Ridgewood Bushwick Senior Citizens Council agreed to sweeping reforms that include bringing in an independent auditor and an outside general counsel to improve oversight in the wake of alleged fraud charges.
“[Board members will be interviewed by the mayor’s office] to ascertain their strengths, loyalty and commitment [to the nonprofit],” according to an agreement signed by Ridgewood Bushwick’s Executive Director Christiana Fisher, who is also Lopez’s campaign treasurer.
The move comes on the heels of a 10-page report released last Thursday by the Department of Investigation, which alleges that Ridgewood Bushwick employees defrauded several city agencies of almost $340,000 in taxpayer money.
The report also charges that Fisher failed to monitor the alleged criminal activity of her employees, who falsified attendance sheets and did not keep records of where the money went.
“There was insufficient fiscal or management oversight,” said the report.
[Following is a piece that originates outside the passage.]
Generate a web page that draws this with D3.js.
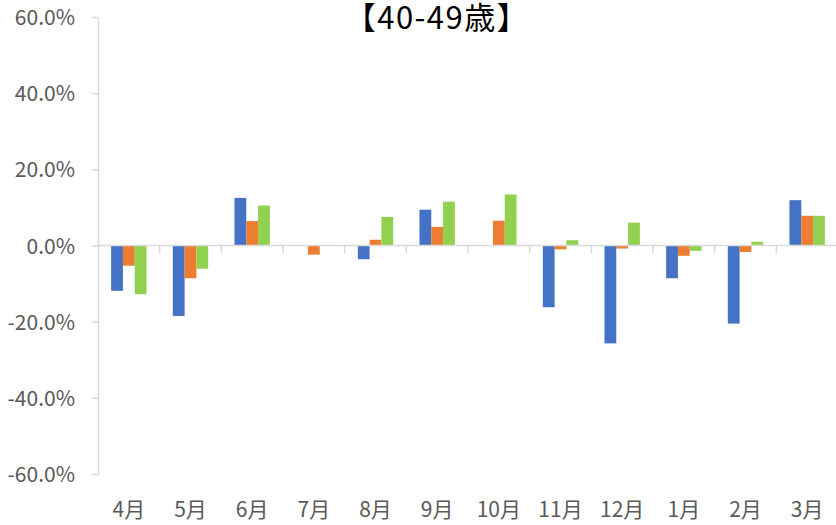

Ridgewood Bushwick’s Hope Gardens Multi-Service Center was one of the subcontractors that received $80,000 in funds, but the city found that the center never held any anti-gang youth programs.
Investigators found that Anna Gonzalez, director of Hope Gardens and longtime former chairwoman of Community Board 4, falsely sought reimbursement from the city for “anger management” workshops that were never provided, double-billed two city agencies for expenses incurred in the phantom anti-gang program, and opened her own sham nonprofit which she managed out of Hope Gardens without filing proper tax forms.
Gonzalez died in 2009 while the investigation was underway.
Fisher said she was not aware that the anti-gang program was being conducted at Hope Gardens or any other phony billing schemes, adding that she has no “crystal ball” and is not a “mind reader.”
She initially insisted that Ridgewood Bushwick has proper “internal controls” and that the nonprofit did not need to be improved — though she has now apparently signed off on the city’s recommendations that there must be more verification and accountability when the city’s tax dollars are being used.
Fisher made headlines this week for stunning reports that she earned $659,591 last year working just 17.5 hours per week — a salary increase of 182 percent from the previous year that put her earnings at roughly five times the amount of her peer directors at other Brooklyn nonprofits.
The investigation was spurred by a prior inquiry into how councilmembers’ discretionary funds from a $2 million anti-violence grant made in 2007 were misused by an unrelated nonprofit connected to former Councilman Kendall Stewart.
In addition, the Department of Youth and Community Development launched its own audit of Ridgewood Bushwick’s youth contracts, finding that the nonprofit’s managers failed to produce attendance lists to support expenses for trips and events, claimed reimbursements for goods delivered to locations other than the nonprofit, and made claims for activities that “appeared to be unrelated to its youth center.”
On July 14, Ridgewood Bushwick responded to the agency’s audit in a letter acknowledging it could not produce paperwork for its events, explaining, “[all] of the expenses claimed for the Youth Center were directly for participants that benefit from the Youth Center programming,” but “part of this funding was also allocated to provide support or various community organizations and events that our Council people wanted to support.”
But his board members were certainly criticized by the report, which found that top officials at
Ridgewood Bushwick lacked basic knowledge about the group’s annual budget, financial reports, or even who its executive director was — but always voted “yes” whenever a vote was taken.
The nonprofit has long been linked to political activity that has helped with election-related mobilization efforts on behalf of Lopez for decades.
On primary day this week, hundreds of Ridgewood Bushwick employees took the day off from work and volunteered at the polls to help Lopez win reelection for his state committee race — which he did, taking in about 73 percent of the vote.
Lopez, while he maintains close ties to the nonprofit, including giving more than $330,000 in member items to Ridgewood Bushwick programs last year, was not the subject of any aspect of the city’s investigation.
Mayor Bloomberg, who has attended Ridgewood Bushwick-sponsored senior picnics and Christmas dinner events for the past three years, confirmed this yesterday to the New York Post.
“I’ve known Vito since I came into public life,” said Bloomberg. “I’m not sure the investigation had anything to do with him.”